### Records
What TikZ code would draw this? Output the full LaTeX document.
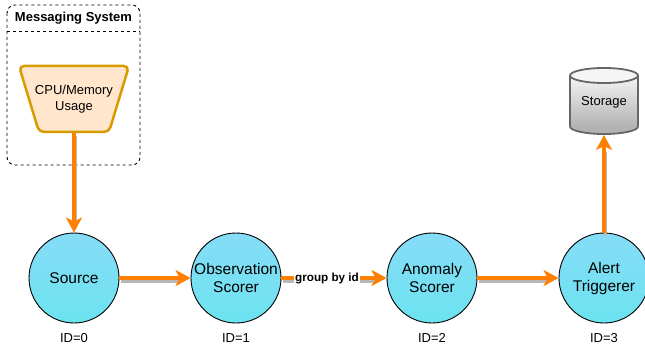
\documentclass[tikz,border=0pt]{standalone}
\usepackage{fontspec}
\setmainfont{Liberation Sans}
\usetikzlibrary{arrows.meta}
\definecolor{flowOrange}{HTML}{FF8000}
\definecolor{cyanTop}{HTML}{86DCF7}
\definecolor{cyanBot}{HTML}{6CE3F0}
\definecolor{peachFill}{HTML}{FFE6CC}
\definecolor{peachLine}{HTML}{D79B00}
\definecolor{storTop}{HTML}{F5F5F5}
\definecolor{storBot}{HTML}{B3B3B3}
\definecolor{storLine}{HTML}{666666}
\tikzset{
  proc/.style={circle, draw=black, line width=0.9pt, minimum size=90pt, inner sep=0pt,
    top color=cyanTop, bottom color=cyanBot, align=center,
    font=\fontsize{15.5}{18}\selectfont},
  idlabel/.style={font=\fontsize{13}{15}\selectfont},
  flow/.style={draw=flowOrange, line width=4pt, -{Stealth[length=15pt,width=16pt,inset=4pt]}},
  flowshadow/.style={draw=black!28, line width=3.5pt, shorten >=14pt},
  edgelabel/.style={font=\bfseries\fontsize{11.7}{13}\selectfont, fill=white, inner sep=1pt},
}
\newcommand\flowedge[2]{%
  \draw[flowshadow, transform canvas={shift={(1.5pt,-3pt)}}] (#1) -- (#2);
  \draw[flow] (#1) -- (#2);}
\begin{document}
\begin{tikzpicture}[x=1pt,y=-1pt]
\useasboundingbox (0,0) rectangle (645,350);
\clip (0,0) rectangle (645,350);
% container
\draw[dashed, dash pattern=on 3pt off 3pt, line width=0.9pt, rounded corners=8pt] (7,5) rectangle (140,165);
\draw[dashed, dash pattern=on 3pt off 3pt, line width=0.9pt] (7,31) -- (140,31);
\node[font=\bfseries\fontsize{13}{15}\selectfont] (title) at (73.5,18) {Messaging System};
% trapezoid source
\draw[fill=peachFill, draw=peachLine, line width=2.5pt, rounded corners=5pt, line join=round]
  (19,66) -- (129,66) -- (109,132) -- (39,132) -- cycle;
\node[align=center, font=\fontsize{13}{15.5}\selectfont] (cpu) at (74,99) {CPU/Memory\\Usage};
\coordinate (cpubot) at (74,133);
% storage cylinder
\fill[storBot] (604,126.5) ellipse (34 and 7.5);
\shade[top color=storTop, bottom color=storBot] (570,75.5) rectangle (638,126.5);
\fill[storTop] (604,75.5) ellipse (34 and 7.5);
\draw[storLine, line width=1.8pt] (604,75.5) ellipse (34 and 7.5);
\draw[storLine, line width=1.8pt] (570,75.5) -- (570,126.5);
\draw[storLine, line width=1.8pt] (638,75.5) -- (638,126.5);
\begin{scope}
  \clip (560,126.5) rectangle (650,140);
  \draw[storLine, line width=1.8pt] (604,126.5) ellipse (34 and 7.5);
\end{scope}
\node[font=\fontsize{13}{15}\selectfont] (stor) at (604,102) {Storage};
\coordinate (storbot) at (604,135);
% processes
\node[proc] (src) at (74,278) {Source};
\node[proc] (obs) at (236,278) {Observation\\Scorer};
\node[proc] (anom) at (432,278) {Anomaly\\Scorer};
\node[proc] (alert) at (604,278) {Alert\\Triggerer};
\node[idlabel] (id0) at (74,338) {ID=0};
\node[idlabel] (id1) at (236,338) {ID=1};
\node[idlabel] (id2) at (432,338) {ID=2};
\node[idlabel] (id3) at (604,338) {ID=3};
% connectors
\flowedge{cpubot}{src}
\flowedge{src}{obs}
\flowedge{obs}{anom}
\node[edgelabel] (gbl) at (327,278) {group by id};
\flowedge{anom}{alert}
\flowedge{alert}{storbot}
\end{tikzpicture}
\end{document}
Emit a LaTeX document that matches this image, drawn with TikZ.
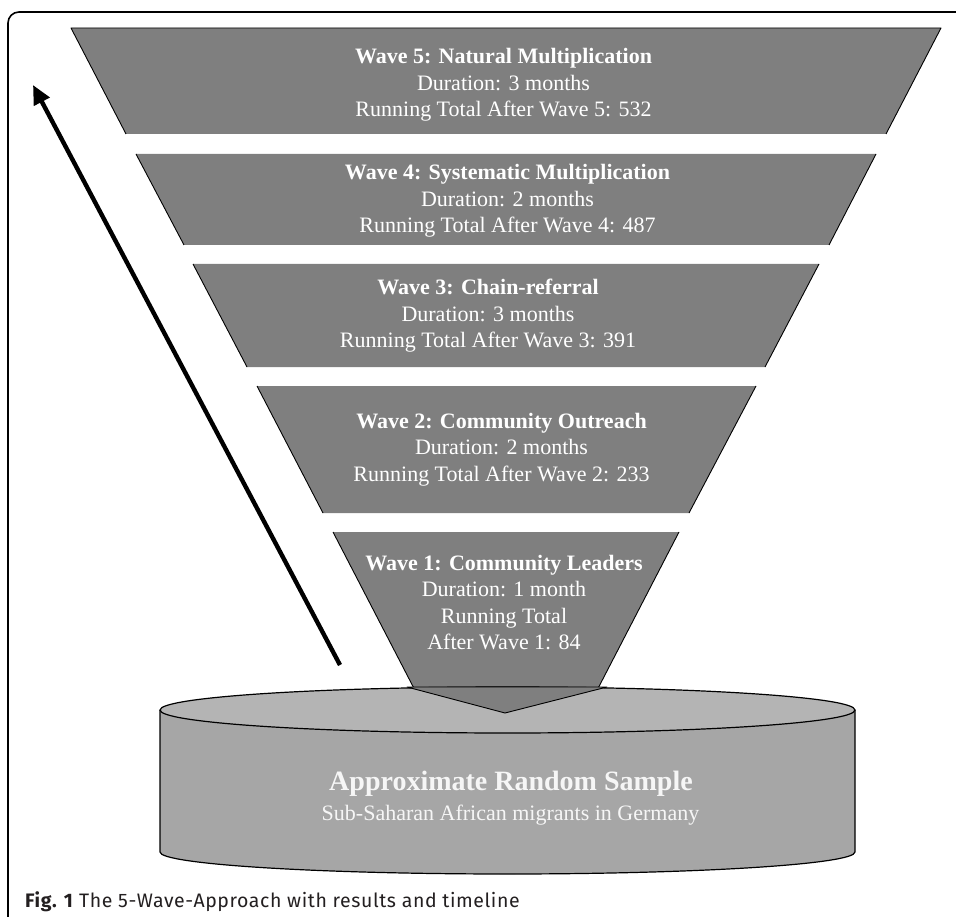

### Task details
Pictures in the records should not appear in your copy, but everything else must be transcribed exactly.

### Worked solution
What TikZ code would draw this? Output the full LaTeX document.
\documentclass[tikz,border=0pt]{standalone}
\usepackage{fontspec}
\setmainfont{Liberation Sans}
\usetikzlibrary{arrows.meta}
\definecolor{flowOrange}{HTML}{FF8000}
\definecolor{cyanTop}{HTML}{86DCF7}
\definecolor{cyanBot}{HTML}{6CE3F0}
\definecolor{peachFill}{HTML}{FFE6CC}
\definecolor{peachLine}{HTML}{D79B00}
\definecolor{storTop}{HTML}{F5F5F5}
\definecolor{storBot}{HTML}{B3B3B3}
\definecolor{storLine}{HTML}{666666}
\tikzset{
  proc/.style={circle, draw=black, line width=0.9pt, minimum size=90pt, inner sep=0pt,
    top color=cyanTop, bottom color=cyanBot, align=center,
    font=\fontsize{15.5}{18}\selectfont},
  idlabel/.style={font=\fontsize{13}{15}\selectfont},
  flow/.style={draw=flowOrange, line width=4pt, -{Stealth[length=15pt,width=16pt,inset=4pt]}},
  flowshadow/.style={draw=black!28, line width=3.5pt, shorten >=14pt},
  edgelabel/.style={font=\bfseries\fontsize{11.7}{13}\selectfont, fill=white, inner sep=1pt},
}
\newcommand\flowedge[2]{%
  \draw[flowshadow, transform canvas={shift={(1.5pt,-3pt)}}] (#1) -- (#2);
  \draw[flow] (#1) -- (#2);}
\begin{document}
\begin{tikzpicture}[x=1pt,y=-1pt]
\useasboundingbox (0,0) rectangle (645,350);
\clip (0,0) rectangle (645,350);
% container
\draw[dashed, dash pattern=on 3pt off 3pt, line width=0.9pt, rounded corners=8pt] (7,5) rectangle (140,165);
\draw[dashed, dash pattern=on 3pt off 3pt, line width=0.9pt] (7,31) -- (140,31);
\node[font=\bfseries\fontsize{13}{15}\selectfont] (title) at (73.5,18) {Messaging System};
% trapezoid source
\draw[fill=peachFill, draw=peachLine, line width=2.5pt, rounded corners=5pt, line join=round]
  (19,66) -- (129,66) -- (109,132) -- (39,132) -- cycle;
\node[align=center, font=\fontsize{13}{15.5}\selectfont] (cpu) at (74,99) {CPU/Memory\\Usage};
\coordinate (cpubot) at (74,133);
% storage cylinder
\fill[storBot] (604,126.5) ellipse (34 and 7.5);
\shade[top color=storTop, bottom color=storBot] (570,75.5) rectangle (638,126.5);
\fill[storTop] (604,75.5) ellipse (34 and 7.5);
\draw[storLine, line width=1.8pt] (604,75.5) ellipse (34 and 7.5);
\draw[storLine, line width=1.8pt] (570,75.5) -- (570,126.5);
\draw[storLine, line width=1.8pt] (638,75.5) -- (638,126.5);
\begin{scope}
  \clip (560,126.5) rectangle (650,140);
  \draw[storLine, line width=1.8pt] (604,126.5) ellipse (34 and 7.5);
\end{scope}
\node[font=\fontsize{13}{15}\selectfont] (stor) at (604,102) {Storage};
\coordinate (storbot) at (604,135);
% processes
\node[proc] (src) at (74,278) {Source};
\node[proc] (obs) at (236,278) {Observation\\Scorer};
\node[proc] (anom) at (432,278) {Anomaly\\Scorer};
\node[proc] (alert) at (604,278) {Alert\\Triggerer};
\node[idlabel] (id0) at (74,338) {ID=0};
\node[idlabel] (id1) at (236,338) {ID=1};
\node[idlabel] (id2) at (432,338) {ID=2};
\node[idlabel] (id3) at (604,338) {ID=3};
% connectors
\flowedge{cpubot}{src}
\flowedge{src}{obs}
\flowedge{obs}{anom}
\node[edgelabel] (gbl) at (327,278) {group by id};
\flowedge{anom}{alert}
\flowedge{alert}{storbot}
\end{tikzpicture}
\end{document}
Emit a LaTeX document that matches this image, drawn with TikZ.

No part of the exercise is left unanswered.